WinVector / rquery

Data Wrangling and Query Generating Operators for R. Distributed under choice of GPL-2 or GPL-3 license.
https://winvector.github.io/rquery/
Other
109 stars 15 forks source link

Error trying to convert character column to date in Postgres DB #10

Closed NompuK closed 5 years ago

NompuK commented 5 years ago

I am getting an error when trying to convert a character column to date format with extend() in Postgres DB.

Consider a table like this one:

library(rquery)
library(wrapr)
library(RPostgres)

raw_connection <- dbConnect(drv = RPostgres::Postgres(),
                            host = ######,
                            dbname = #####,
                            user = #####,
                            password = ######)

dbopts <- rq_connection_tests(raw_connection)
db <- rquery_db_info(connection = raw_connection,
                     is_dbi = TRUE,
                     connection_options = dbopts)

df <- read.table(text="
 id   date
 'a'     '2019-01-12'
 'b'     '2019-02-21'
 'c'     '2019-02-11'
", header=TRUE, stringsAsFactors = F)

rq_copy_to(db, "testdate",
           df, overwrite = T)

db_testdate <- db_td(db, "testdate")

db_testdate %.>%
  extend(. , date := as.Date(date)) %.>%
  materialize(db, .)

But:

Error in result_create(conn@ptr, statement) : Failed to prepare query: FEHLER: Syntaxfehler bei »as« LINE 3: as.Date ( "date" ) AS "date"

I have tried several alternatives using extend_se()´ and quotationextend_nse()and.()` notation and so much else.

Still I'm not sure if it really is an error or if I'm just doing it wrong or if this functionality is not given/intended at all.

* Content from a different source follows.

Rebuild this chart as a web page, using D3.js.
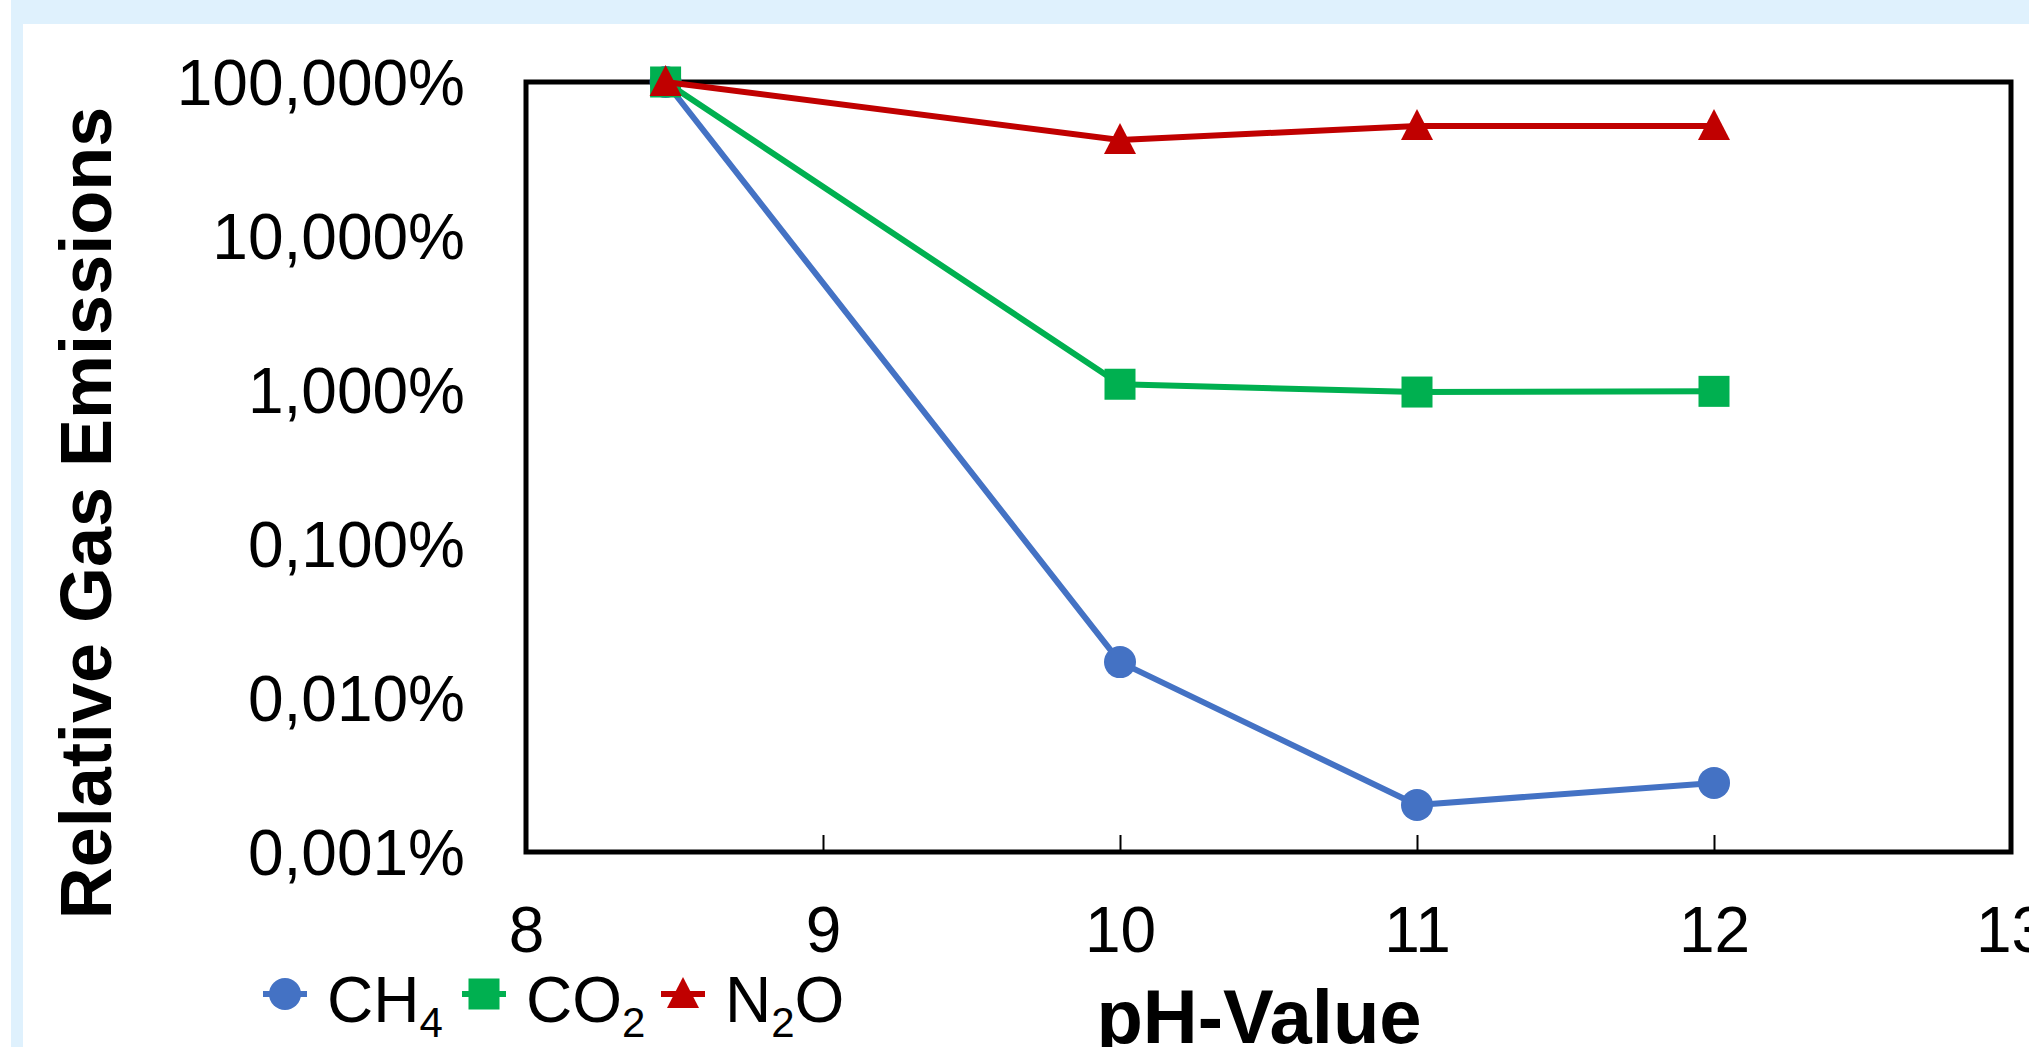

I wasn't able to find any documentation on this problem, so I'm trying GitHub again.

Thx!

JohnMount commented 5 years ago

Unlike dplyr, rquery does not depend on a hybrid-eval and also does not have translations for as many R-functions. So one has to use the Postgres date conversion which is to_date(COLUMN, FORMAT).

library(rquery)
library(wrapr)
library(RPostgres)

raw_connection <- DBI::dbConnect(RPostgres::Postgres(),
                                  host = 'localhost',
                                  port = 5432,
                                  user = 'johnmount',
                                  password = '')

dbopts <- rq_connection_tests(raw_connection)
db <- rquery_db_info(connection = raw_connection,
                     is_dbi = TRUE,
                     connection_options = dbopts)

df <- wrapr::build_frame(
  "id"  , "date"       |
    "a" , "2019-01-12" |
    "b" , "2019-02-21" |
    "c" , "2019-02-11" )

db_testdate <- rq_copy_to(db, "testdate",
           df, overwrite = TRUE)

db_result <- db_testdate %.>%
  extend(. , date := to_date(date, "YYYY-MM-DD")) %.>%
  materialize(db, .)

DBI::dbReadTable(db$connection, db_result$table_name) %.>%
  str(.)
#> 'data.frame':    3 obs. of  2 variables:
#>  $ id  : chr  "a" "b" "c"
#>  $ date: Date, format: "2019-01-12" "2019-02-21" ...

DBI::dbDisconnect(raw_connection)
NompuK commented 5 years ago

Very good! Thanks again.

One question:

Is there a list to be found, which R functions are translated?

JohnMount commented 5 years ago

I haven't worked out a list yet, as very few functions are translated (I think mean -> avg is the main one). The conversions are intended to be per-database and user supplied (hence exposing the mapping structures in the database adaptors). dbplyr has a lot of these translations, but rquery does not.

JohnMount commented 5 years ago

I am now maintaining a list of the translations here. Thanks for your questions and patience.

NompuK commented 5 years ago

That's perfect. And helps me understand what rquery does.

Allow me to ask one more questions in regard to this: How can I do a DISTINCT(column1, column2, column3)-operation?

When I put it in select_rows() it ends up in the WHERE-statement and creats an error of course. In select_columns is definitly wrong. And in project() as well as sql_node() I don't know how to assign the result of one function to several columns.

JohnMount commented 5 years ago

rquery is based more on nested SQL than on high-power SQL operators (and there is no rquery notation that assigns to multiple columns). To get the effect you want we would use a project as follows.

library("rqdatatable")
iris %.>% project(., groupby = c("Petal.Length", "Petal.Width", "Species"), one = 1)

The assignment is currently needed as rquery doesn't yet support not creating a new column in a project (I'll add an issue on that). Then one would join this table or use it some other way.